In a right-angled triangle, the shortest sides are $5$ and$12$. Find the perimeter of the triangle.

Answer 1

Hint:The given question is related to the concept of Pythagoras theorem. Here, in this question we have to find the perimeter of the right-angled triangle. We know the fact that any side of a right-angle triangle can be found out by Pythagoras theorem if the other two sides are known. In order to solve this question, we will use the Pythagorean theorem.

Complete step by step answer:
Pythagoras theorem states that- ‘The sum of the squares of the smaller sides of a right-angled triangle is equal to the square of the greatest side/hypotenuse of the right-angled triangle’.Perimeter is the sum of all the sides present in the figure. It can be calculated after finding the length of all the sides.Given, shortest sides are $5$ and $12$.The right-angled triangle looks like-

The base is $12$ units while the perpendicular is $5$ units. We will use the Pythagoras theorem to find the greatest side or the hypotenuse of the triangle. Let the hypotenuse be $x$ units. So, by Pythagoras theorem,
${\text{hypotenuse}^2} = {\text{base}^2} + {\text{perpendicular}^2}$
$\Rightarrow {x^2} = {\left( 5 \right)^2} + {\left( {12} \right)^2} \\
\Rightarrow {x^2} = 25 + 144 \\
\Rightarrow {x^2} = 169 \\ $
Now, we apply square root on both the sides of the equation and we get,
$\sqrt {{x^2}} = \sqrt {169} \\
\Rightarrow x = 13 \\ $
So, the greatest side or the hypotenuse is $13$ units.Now, we have found all the sides of the right-angled triangle. So, the perimeter is
$\text{Perimeter} = \text{Sum of all the sides}\\
\Rightarrow\text{Perimeter}= 5 + 12 + 13 \\
\therefore\text{Perimeter} = 30 \\ $
Therefore, the perimeter of the triangle is $30$ units.

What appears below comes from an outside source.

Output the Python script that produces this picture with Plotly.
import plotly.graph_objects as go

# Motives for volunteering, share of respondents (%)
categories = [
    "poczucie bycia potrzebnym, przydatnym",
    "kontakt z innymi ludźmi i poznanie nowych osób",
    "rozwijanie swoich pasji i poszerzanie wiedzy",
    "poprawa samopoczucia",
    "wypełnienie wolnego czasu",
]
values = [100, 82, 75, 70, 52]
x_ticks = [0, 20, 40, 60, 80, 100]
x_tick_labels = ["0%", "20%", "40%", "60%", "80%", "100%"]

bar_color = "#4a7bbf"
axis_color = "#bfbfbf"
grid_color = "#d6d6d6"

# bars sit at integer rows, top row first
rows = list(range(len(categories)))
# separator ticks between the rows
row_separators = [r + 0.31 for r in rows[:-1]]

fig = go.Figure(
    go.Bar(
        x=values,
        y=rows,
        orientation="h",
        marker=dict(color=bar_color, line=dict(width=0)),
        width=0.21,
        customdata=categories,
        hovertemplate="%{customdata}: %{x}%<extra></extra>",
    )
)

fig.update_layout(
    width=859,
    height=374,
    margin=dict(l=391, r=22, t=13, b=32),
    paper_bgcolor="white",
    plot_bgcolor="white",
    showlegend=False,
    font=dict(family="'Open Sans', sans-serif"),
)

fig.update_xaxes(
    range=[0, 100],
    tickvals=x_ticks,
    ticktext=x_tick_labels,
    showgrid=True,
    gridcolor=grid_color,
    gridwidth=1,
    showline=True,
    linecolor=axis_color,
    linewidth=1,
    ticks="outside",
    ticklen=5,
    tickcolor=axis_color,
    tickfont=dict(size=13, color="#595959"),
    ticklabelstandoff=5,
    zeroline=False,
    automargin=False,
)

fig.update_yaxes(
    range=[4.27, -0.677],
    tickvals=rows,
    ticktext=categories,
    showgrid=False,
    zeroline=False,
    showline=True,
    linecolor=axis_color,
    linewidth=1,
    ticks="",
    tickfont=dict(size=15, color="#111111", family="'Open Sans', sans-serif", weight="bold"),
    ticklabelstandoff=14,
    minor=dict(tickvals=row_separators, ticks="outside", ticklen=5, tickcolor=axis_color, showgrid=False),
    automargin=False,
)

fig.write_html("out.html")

Note: The given question was easy to solve because we knew about the Pythagoras theorem. Students should avoid making calculation mistakes while finding out the sides of the triangle. Making a figure, like we did in the above question helps a lot in avoiding confusion. If the measuring unit (m, cm) is not given like in this question, so we use word units.